Tenure is a safeguard that protects good teachers from unfair firing - a basic due process right


  • Though it's been on the books for more than a century, New York state's tenure laws remain wildly misunderstood. Tenure, simply put, is a safeguard that protects good teachers from unfair firing. Once a teacher is granted tenure — a right that must be earned after three years or more of service, oversight and evaluation — a teacher cannot be fired without a fair hearing. Tenure does not mean a job for life. It means simply that a teacher has the right to a fair hearing on charges that could end a career. This is fundamental due process — an American value enshrined in our Bill of Rights and one that is not reserved only for the wealthy elite.
  • Tenure must be earned. It is not automatic. During a teacher’s three-year probation, school officials carefully evaluate that teacher's job performance. Upon completion of that evaluation, the local school board then votes whether to grant tenure — which simply means the teacher cannot be fired without a fair hearing.

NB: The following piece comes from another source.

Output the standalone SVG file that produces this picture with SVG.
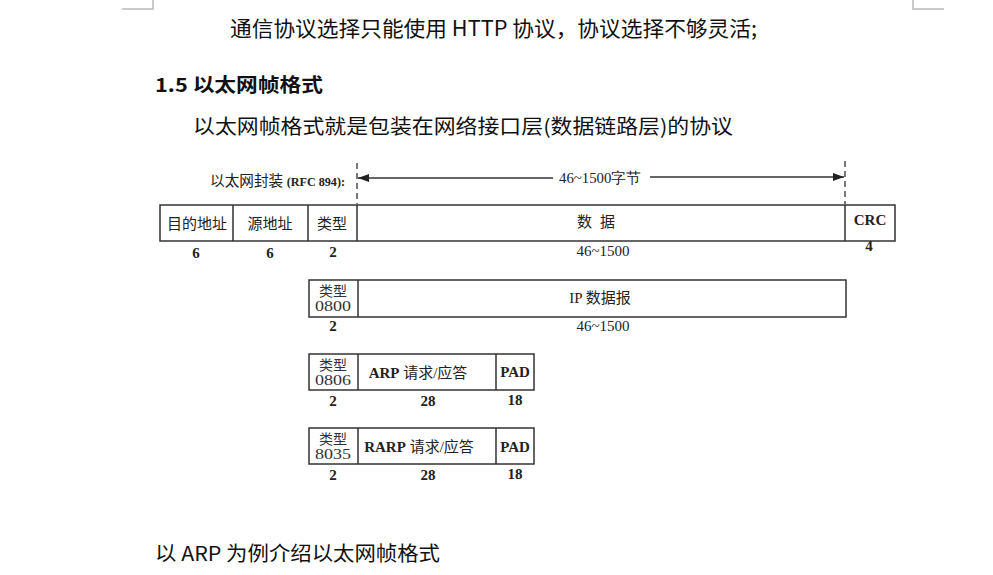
<svg xmlns="http://www.w3.org/2000/svg" width="993" height="575" viewBox="0 0 993 575">
<defs>
<marker id="ah" markerWidth="11" markerHeight="8" refX="11" refY="4" orient="auto" markerUnits="userSpaceOnUse">
<path d="M0,0 L11,4 L0,8 Z" fill="#222"/>
</marker>
<style>
.body{font-family:"Noto Sans CJK SC","Noto Sans",sans-serif;fill:#111;}
.lbl{font-family:"Liberation Serif","Noto Sans CJK SC",serif;font-size:15px;fill:#222;text-anchor:middle;}
.typ{font-family:"Liberation Serif","Noto Sans CJK SC",serif;font-size:14px;fill:#333;text-anchor:middle;}
.num{font-family:"Liberation Serif",serif;font-size:15px;fill:#222;text-anchor:middle;}
.b{font-weight:bold;}
.box{fill:#fff;stroke:#333;stroke-width:1.5;}
.div{stroke:#333;stroke-width:1.5;fill:none;}
.dash{stroke:#333;stroke-width:1.3;stroke-dasharray:6,4;fill:none;}
.small{font-size:12px;}
</style>
</defs>
<rect width="993" height="575" fill="#fff"/>
<g id="page-marks" stroke="#bbb" stroke-width="1.5" fill="none">
<path d="M122,9 H153 V0"/>
<path d="M913,0 V9 H944"/>
</g>
<g id="text-top">
<text class="body" x="230" y="36" font-size="21" textLength="527" lengthAdjust="spacingAndGlyphs">通信协议选择只能使用 HTTP 协议，协议选择不够灵活;</text>
<text class="body b" x="155" y="92" font-size="19" textLength="168" lengthAdjust="spacingAndGlyphs">1.5  以太网帧格式</text>
<text class="body" x="193" y="134" font-size="20" textLength="540" lengthAdjust="spacingAndGlyphs">以太网帧格式就是包装在网络接口层(数据链路层)的协议</text>
<text class="body" x="155" y="561" font-size="20" textLength="285" lengthAdjust="spacingAndGlyphs">以 ARP 为例介绍以太网帧格式</text>
</g>
<g id="encap-label">
<text class="lbl" x="210" y="186" style="text-anchor:start;font-size:14.5px" textLength="135" lengthAdjust="spacingAndGlyphs">以太网封装 <tspan class="b small">(RFC 894):</tspan></text>
</g>
<g id="connectors">
<path class="dash" d="M357,163 V204"/>
<path class="dash" d="M845,161 V204"/>
<path class="div" d="M553,178 H358" marker-end="url(#ah)"/>
<path class="div" d="M650,177 H844" marker-end="url(#ah)"/>
<text class="num" x="600" y="183" textLength="82" lengthAdjust="spacingAndGlyphs">46~1500字节</text>
</g>
<g id="frame-row">
<rect class="box" x="160" y="205" width="735" height="36"/>
<path class="div" d="M233,205 V241 M308,205 V241 M357,205 V241 M845,205 V241"/>
<text class="lbl" x="197" y="229">目的地址</text>
<text class="lbl" x="270" y="229">源地址</text>
<text class="lbl" x="332" y="229">类型</text>
<text class="lbl" x="600" y="227" letter-spacing="8">数据</text>
<text class="lbl b" x="870" y="225">CRC</text>
<text class="num b" x="196" y="258">6</text>
<text class="num b" x="270" y="258">6</text>
<text class="num b" x="333" y="257">2</text>
<text class="num" x="603" y="256">46~1500</text>
<text class="num b" x="869" y="251">4</text>
</g>
<g id="ip-row">
<rect class="box" x="309" y="280" width="537" height="37"/>
<path class="div" d="M358,280 V317"/>
<text class="typ" x="333" y="296">类型</text>
<text class="typ" x="333" y="311" textLength="36" lengthAdjust="spacingAndGlyphs">0800</text>
<text class="lbl" x="600" y="303">IP 数据报</text>
<text class="num b" x="333" y="331">2</text>
<text class="num" x="603" y="331">46~1500</text>
</g>
<g id="arp-row">
<rect class="box" x="309" y="354" width="225" height="36"/>
<path class="div" d="M358,354 V390 M496,354 V390"/>
<text class="typ" x="333" y="370">类型</text>
<text class="typ" x="333" y="385" textLength="36" lengthAdjust="spacingAndGlyphs">0806</text>
<text class="lbl" x="418" y="378"><tspan class="b">ARP</tspan> 请求/应答</text>
<text class="lbl b" x="515" y="377">PAD</text>
<text class="num b" x="333" y="406">2</text>
<text class="num b" x="428" y="406">28</text>
<text class="num b" x="515" y="405">18</text>
</g>
<g id="rarp-row">
<rect class="box" x="309" y="428" width="225" height="36"/>
<path class="div" d="M358,428 V464 M496,428 V464"/>
<text class="typ" x="333" y="444">类型</text>
<text class="typ" x="333" y="459" textLength="36" lengthAdjust="spacingAndGlyphs">8035</text>
<text class="lbl" x="419" y="452"><tspan class="b">RARP</tspan> 请求/应答</text>
<text class="lbl b" x="515" y="452">PAD</text>
<text class="num b" x="333" y="480">2</text>
<text class="num b" x="428" y="480">28</text>
<text class="num b" x="515" y="479">18</text>
</g>
</svg>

  • Tenure is a safeguard that protects teachers’ civil rights. Tenure ensures good teachers cannot be fired for reasons of race, gender, age, religion, handicapping condition or sexual orientation. It ensures that good teachers cannot be fired because of cronyism or local politics. It ensures they cannot be fired for pregnancy. Before tenure was in place, teachers could — and did — lose their jobs for arbitrary and politically motivated reasons, or for no reason at all.
  • Seniority rights, which like tenure are a fundamental employment right, ensure that when layoffs are unavoidable, they are conducted fairly and objectively. A system based on seniority guards against abuses by those who would use ‘layoffs’ as another way to fire those who advocate too fiercely for their students or are at the top of the pay scale.
  • The obscene, profit-motivated attacks on the rights of working people in places like California and New York are why America no longer has the world's largest middle class. Fundamental rights for workers are essential to a decent standard of living in New York state. And fundamental rights for teachers are essential to fairness and defending what students need.